__DATA EXCERPT__

——————

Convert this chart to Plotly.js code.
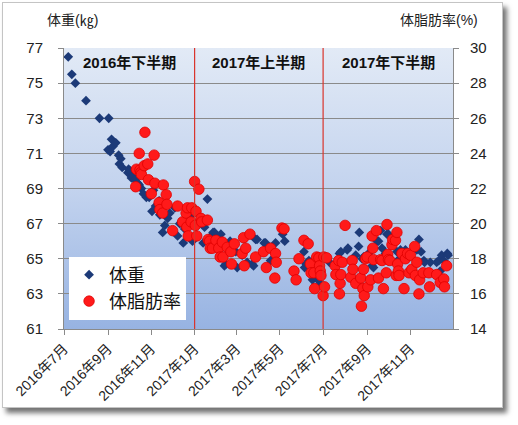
<!DOCTYPE html>
<html>
<head>
<meta charset="utf-8">
<script src="https://cdn.plot.ly/plotly-3.0.1.min.js"></script>
<style>
  html, body { margin:0; padding:0; background:#ffffff; }
  #frame { position:absolute; left:2px; top:2px; width:499px; height:404px;
           border:1px solid #c4c4c4; background:#ffffff;
           box-shadow: 4px 5px 5px rgba(0,0,0,0.55); }
  #chart { position:absolute; left:0; top:0; width:518px; height:425px; }
</style>
</head>
<body>
<div id="frame"></div>
<div id="chart"></div>
<script>
// ---- data ----
const weightName = '体重';
const fatName = '体脂肪率';

const weightDates = [
  '2016-07-07','2016-07-12','2016-07-17','2016-08-01','2016-08-20',
  '2016-09-02','2016-09-01','2016-09-04','2016-09-06','2016-09-08','2016-09-12','2016-09-16','2016-09-17','2016-09-19','2016-09-21','2016-09-29','2016-09-30',
  '2016-10-02','2016-10-04','2016-10-05','2016-10-09','2016-10-13','2016-10-15','2016-10-18','2016-10-21','2016-10-25','2016-10-29',
  '2016-11-02','2016-11-04','2016-11-07','2016-11-12','2016-11-13','2016-11-17','2016-11-20','2016-11-24','2016-11-27',
  '2016-12-04','2016-12-08','2016-12-11','2016-12-16','2016-12-18','2016-12-25','2016-12-29',
  '2017-01-08','2017-01-13','2017-01-15','2017-01-19','2017-01-22','2017-01-27','2017-01-29',
  '2017-02-05','2017-02-06','2017-02-07','2017-02-12','2017-02-14','2017-02-20','2017-02-28',
  '2017-03-02','2017-03-09','2017-03-16','2017-03-23','2017-03-25','2017-03-28','2017-03-30',
  '2017-04-09','2017-04-11','2017-04-18','2017-04-25',
  '2017-05-05','2017-05-08',
  '2017-06-04','2017-06-05','2017-06-07','2017-06-09','2017-06-11','2017-06-16','2017-06-21','2017-06-22','2017-06-26','2017-06-28',
  '2017-07-10','2017-07-24','2017-07-26',
  '2017-08-04','2017-08-05','2017-08-16','2017-08-20','2017-08-21','2017-08-25','2017-08-27',
  '2017-09-03','2017-09-08','2017-09-10','2017-09-15','2017-09-17','2017-09-20','2017-09-22','2017-09-27','2017-09-29',
  '2017-10-01','2017-10-06','2017-10-13','2017-10-14','2017-10-18','2017-10-25','2017-10-30',
  '2017-11-10','2017-11-13','2017-11-16','2017-11-20','2017-11-21','2017-11-29',
  '2017-12-08','2017-12-11','2017-12-13','2017-12-15','2017-12-18','2017-12-23','2017-12-24'
];
const weightValues = [
  76.5,75.5,75.0,74.0,73.0,
  73.0,71.2,71.1,71.8,71.4,71.6,70.9,70.4,70.7,70.2,69.9,70.1,
  70.0,69.6,69.7,69.5,69.3,69.2,69.0,68.7,68.5,68.5,
  67.7,68.9,68.0,68.3,67.5,66.5,66.9,67.3,67.6,
  67.9,66.3,67.0,65.9,66.7,67.4,66.0,
  67.1,65.9,66.8,68.4,66.2,66.5,66.5,
  65.6,65.2,66.4,64.6,64.7,66.0,65.4,
  64.5,65.2,64.8,64.7,64.6,66.1,66.1,
  65.9,65.9,64.9,65.9,
  66.4,66.0,
  65.4,64.5,64.7,64.5,64.9,63.8,64.0,63.9,63.7,63.6,
  64.8,65.3,65.4,
  65.5,65.6,65.2,65.7,66.5,65.0,65.1,
  65.3,64.6,64.5,66.0,66.0,66.6,65.6,65.3,66.4,
  66.4,65.8,65.4,64.9,65.5,65.5,65.2,
  65.5,66.1,65.4,64.9,64.8,64.8,
  64.8,64.9,64.3,65.2,64.9,65.3,65.2
];

const fatDates = [
  '2016-10-10','2016-10-11','2016-10-15','2016-10-16','2016-10-17','2016-10-18','2016-10-22','2016-10-23','2016-10-27','2016-10-28',
  '2016-11-01','2016-11-05','2016-11-06','2016-11-12','2016-11-13','2016-11-17','2016-11-18','2016-11-22','2016-11-23',
  '2016-12-01','2016-12-08','2016-12-15','2016-12-20','2016-12-21','2016-12-22','2016-12-23','2016-12-27','2016-12-28',
  '2017-01-01','2017-01-02','2017-01-03','2017-01-04','2017-01-07','2017-01-10','2017-01-11','2017-01-19','2017-01-20','2017-01-22','2017-01-23','2017-01-26','2017-01-31',
  '2017-02-04','2017-02-06','2017-02-09','2017-02-10','2017-02-16','2017-02-21','2017-02-22','2017-02-26',
  '2017-03-09','2017-03-11','2017-03-12','2017-03-14','2017-03-20','2017-03-28',
  '2017-04-08','2017-04-12','2017-04-18','2017-04-24','2017-04-25','2017-04-26',
  '2017-05-04','2017-05-07','2017-05-21','2017-05-24','2017-05-28',
  '2017-06-04','2017-06-10','2017-06-13','2017-06-14','2017-06-18','2017-06-19','2017-06-22','2017-06-25','2017-06-26','2017-06-27','2017-06-28',
  '2017-07-01','2017-07-02','2017-07-03','2017-07-06','2017-07-18','2017-07-19','2017-07-23','2017-07-24','2017-07-25','2017-07-26','2017-07-28',
  '2017-08-01','2017-08-09','2017-08-11','2017-08-12','2017-08-16','2017-08-23','2017-08-24','2017-08-26','2017-08-27','2017-08-28','2017-08-30',
  '2017-09-01','2017-09-02','2017-09-06','2017-09-08','2017-09-09','2017-09-10','2017-09-14','2017-09-17','2017-09-20','2017-09-22','2017-09-24','2017-09-28','2017-09-29','2017-09-30',
  '2017-10-01','2017-10-03','2017-10-06','2017-10-07','2017-10-11','2017-10-12','2017-10-13','2017-10-14','2017-10-15','2017-10-16','2017-10-20','2017-10-23','2017-10-25','2017-10-28','2017-10-30',
  '2017-11-01','2017-11-03','2017-11-07','2017-11-08','2017-11-10','2017-11-13','2017-11-14','2017-11-19','2017-11-27','2017-11-28',
  '2017-12-08','2017-12-13','2017-12-18','2017-12-19','2017-12-22'
];
const fatValues = [
  22.1,23.1,24.0,23.05,22.9,22.8,23.3,25.2,23.4,22.5,
  21.7,23.9,22.3,21.2,20.8,20.6,22.2,21.65,21.1,
  19.6,21.0,20.1,20.6,19.8,20.9,19.3,20.1,20.9,
  22.4,19.9,20.7,19.3,21.96,20.3,20.1,20.2,19.1,19.0,18.6,18.6,19.05,
  18.6,18.1,18.95,18.1,18.65,18.4,17.7,18.85,
  18.3,19.2,17.6,18.6,19.4,18.1,
  18.4,17.5,18.6,16.9,18.3,17.8,
  19.75,19.7,17.3,16.8,18.0,
  19.05,18.85,17.7,17.2,17.2,16.3,18.1,18.05,17.6,17.3,17.05,
  15.9,18.1,16.4,18.05,17.6,17.1,17.9,16.0,16.6,17.1,17.8,
  19.9,16.95,17.9,17.4,16.6,16.9,15.3,16.3,17.4,15.9,18.0,
  18.1,16.4,16.8,19.3,18.6,17.95,19.6,16.9,17.95,17.9,16.3,17.2,19.95,18.25,
  17.95,17.9,18.8,19.1,19.05,17.05,19.5,17.7,17.3,17.05,18.3,16.3,18.0,18.3,17.2,
  18.2,17.4,18.7,17.05,17.8,16.0,16.8,17.2,17.2,16.4,
  17.1,16.65,16.85,16.4,17.6
];

const tickDates = ['2016-07-01','2016-09-01','2016-11-01','2017-01-01','2017-03-01','2017-05-01','2017-07-01','2017-09-01','2017-11-01'];
const tickLabels = ['2016年7月','2016年9月','2016年11月','2017年1月','2017年3月','2017年5月','2017年7月','2017年9月','2017年11月'];
const xRange = ['2016-07-01','2017-12-31'];
const periodBounds = ['2017-01-01','2017-07-01'];
const periodCenters = ['2016-10-01','2017-04-01','2017-10-01'];
const periodLabels = ['2016年下半期','2017年上半期','2017年下半期'];
const leftRange = [61, 77];
const rightRange = [14, 30];
const leftTitle = '体重(㎏)';
const rightTitle = '体脂肪率(%)';

// ---- chart ----
const FONT = 'Liberation Sans, Arial, "Noto Sans CJK JP", sans-serif';
const gridCol = '#8a8a8a';

const grad = 'data:image/svg+xml;charset=utf-8,' + encodeURIComponent(
  '<svg xmlns="http://www.w3.org/2000/svg" width="10" height="100" preserveAspectRatio="none">' +
  '<defs><linearGradient id="g" x1="0" y1="0" x2="0" y2="1">' +
  '<stop offset="0" stop-color="#e2eaf6"/><stop offset="0.5" stop-color="#c3d3ee"/><stop offset="1" stop-color="#97b3e2"/>' +
  '</linearGradient></defs><rect width="10" height="100" fill="url(#g)"/></svg>');

const traces = [
  {
    type:'scatter', mode:'markers', name: weightName,
    x: weightDates, y: weightValues, xaxis:'x', yaxis:'y',
    marker:{symbol:'diamond', size:7.5, color:'#1c3a78', line:{width:0}}
  },
  {
    type:'scatter', mode:'markers', name: fatName,
    x: fatDates, y: fatValues, xaxis:'x', yaxis:'y2',
    marker:{symbol:'circle', size:10.5, color:'#ff1a1a', line:{width:0.8, color:'#e00000'}}
  }
];

const shapes = periodBounds.map(d => ({
  type:'line', xref:'x', yref:'paper', x0:d, x1:d, y0:0, y1:1,
  line:{color:'#d9342b', width:1.2}, layer:'above'
}));

const annotations = periodLabels.map((t,i) => ({
  text:'<b>'+t+'</b>', xref:'x', yref:'paper', x:periodCenters[i], y:0.948,
  xanchor:'center', yanchor:'middle', showarrow:false,
  font:{family:FONT, size:15, color:'#111111'}
}));
annotations.push({
  text:leftTitle, xref:'paper', yref:'paper', x:-0.05, y:1.099,
  xanchor:'left', yanchor:'middle', showarrow:false,
  font:{family:FONT, size:14, color:'#222222'}
});
annotations.push({
  text:rightTitle, xref:'paper', yref:'paper', x:1.07, y:1.099,
  xanchor:'right', yanchor:'middle', showarrow:false,
  font:{family:FONT, size:14, color:'#222222'}
});

const layout = {
  width:518, height:425,
  margin:{l:64, r:65, t:48, b:96, pad:0},
  paper_bgcolor:'rgba(0,0,0,0)',
  plot_bgcolor:'rgba(0,0,0,0)',
  font:{family:FONT, color:'#222222'},
  showlegend:true,
  legend:{
    x:0.013, y:0.258, xanchor:'left', yanchor:'top',
    bgcolor:'#ffffff', borderwidth:0,
    font:{family:FONT, size:18, color:'#111111'},
    tracegroupgap:0, itemwidth:30
  },
  images:[{
    source:grad, xref:'paper', yref:'paper', x:0, y:1, sizex:1, sizey:1,
    xanchor:'left', yanchor:'top', sizing:'stretch', layer:'below'
  }],
  xaxis:{
    type:'date', range:xRange, tickmode:'array', tickvals:tickDates, ticktext:tickLabels,
    tickangle:-45, ticks:'outside', ticklen:5, tickcolor:gridCol,
    showline:true, linecolor:gridCol, linewidth:1, showgrid:false, zeroline:false,
    tickfont:{family:FONT, size:14, color:'#222222'}, mirror:false
  },
  yaxis:{
    range:leftRange, dtick:2, tick0:61, ticks:'outside', ticklen:5, tickcolor:gridCol,
    showline:true, linecolor:gridCol, linewidth:1,
    showgrid:true, gridcolor:gridCol, gridwidth:1, zeroline:false,
    tickfont:{family:FONT, size:15, color:'#222222'}, ticklabelstandoff:12
  },
  yaxis2:{
    range:rightRange, dtick:2, tick0:14, overlaying:'y', side:'right',
    ticks:'outside', ticklen:5, tickcolor:gridCol,
    showline:true, linecolor:gridCol, linewidth:1,
    showgrid:false, zeroline:false,
    tickfont:{family:FONT, size:15, color:'#222222'}, ticklabelstandoff:8
  },
  shapes:shapes,
  annotations:annotations
};

Plotly.newPlot('chart', traces, layout, {displayModeBar:false, staticPlot:true});
</script>
</body>
</html>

——————

__OBJECTIVE__
Copy nothing but the lines from the top of the material through the line holding "const fatName = '体脂肪率';", exactly as written; omit pictures.

__SOLUTION FOR THIS PROBLEM__
Convert this chart to Plotly.js code.
<!DOCTYPE html>
<html>
<head>
<meta charset="utf-8">
<script src="https://cdn.plot.ly/plotly-3.0.1.min.js"></script>
<style>
  html, body { margin:0; padding:0; background:#ffffff; }
  #frame { position:absolute; left:2px; top:2px; width:499px; height:404px;
           border:1px solid #c4c4c4; background:#ffffff;
           box-shadow: 4px 5px 5px rgba(0,0,0,0.55); }
  #chart { position:absolute; left:0; top:0; width:518px; height:425px; }
</style>
</head>
<body>
<div id="frame"></div>
<div id="chart"></div>
<script>
// ---- data ----
const weightName = '体重';
const fatName = '体脂肪率';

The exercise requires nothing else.